Click here for expanded and interactive view.

During my optimization effort, I've found that lining up all the data nicely for consumption by your algorithm works wonders. Have everything ready to go, and blast through it with your SIMD units. For ray tracing, this means having your intersection routines blast through the data, as ray tracing in its core, is testing rays versus shapes. In my game, these shapes are all AABBs, and my intersection code tests 8 AABBs versus a single ray in one go. A big contribution to hitting 60fps ray tracing is the fact that my scenes use simple geometry: AABBs, almost as simple as spheres, but more practical for world building.

This is all fine and dandy, but does expose a new problem: your CPU is busy more with wrangling the data than doing the actual computation.
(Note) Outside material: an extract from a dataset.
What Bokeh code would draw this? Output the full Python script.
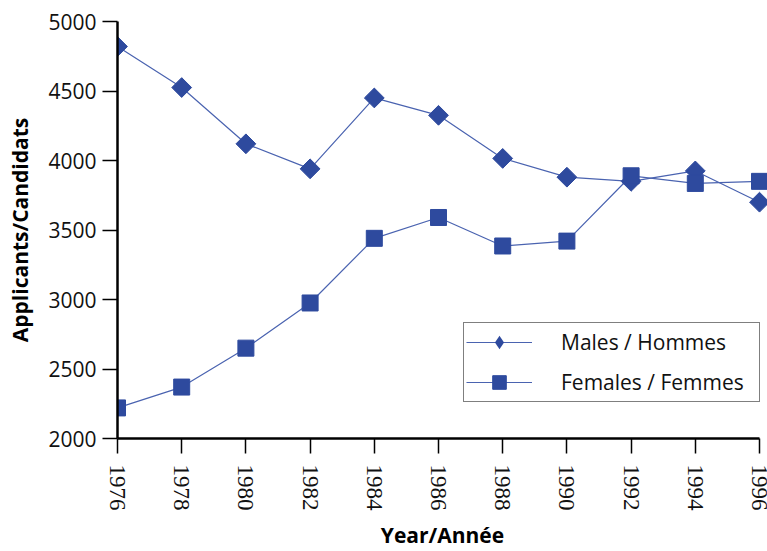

Even when I cache the paths that primary rays take (from camera into scene) for quick reuse, the administration around intersection tests takes up more time than the tests themselves.

This is visible in the graph above, where the actual tests are in linesegment_vs_box8 (for shadow rays) and ray_vs_box8 (for primary rays.) It seems to be some wall I am hitting, and having a hard time to push through for even more performance.

So my shadow rays are more costly than my primary rays. I have a fixed camera position, so the primary rays traverse the world grid in the same fashion each frame. This, I exploit. But shadow rays go all over the place, of course, and need to dynamically march through my grid.

In order to alleviate the strain on the CPU a bit, I cut the number of shadow rays in half, by only computing shadow once for two frames, for each pixel. So half the shadow information lags by one frame.

So to conclude: if you line up all your geometry before hand, and having it packed by sets of 8, then the actual intersection tests take almost no time at all. This makes it possible to do real time ray tracing at a 800x400 resolution, at 60 frames per second, at 1.5 rays per pixel on 4 cores equipped with AVX2. To go faster than that, I need to find a way to accelerate the data-wrangling.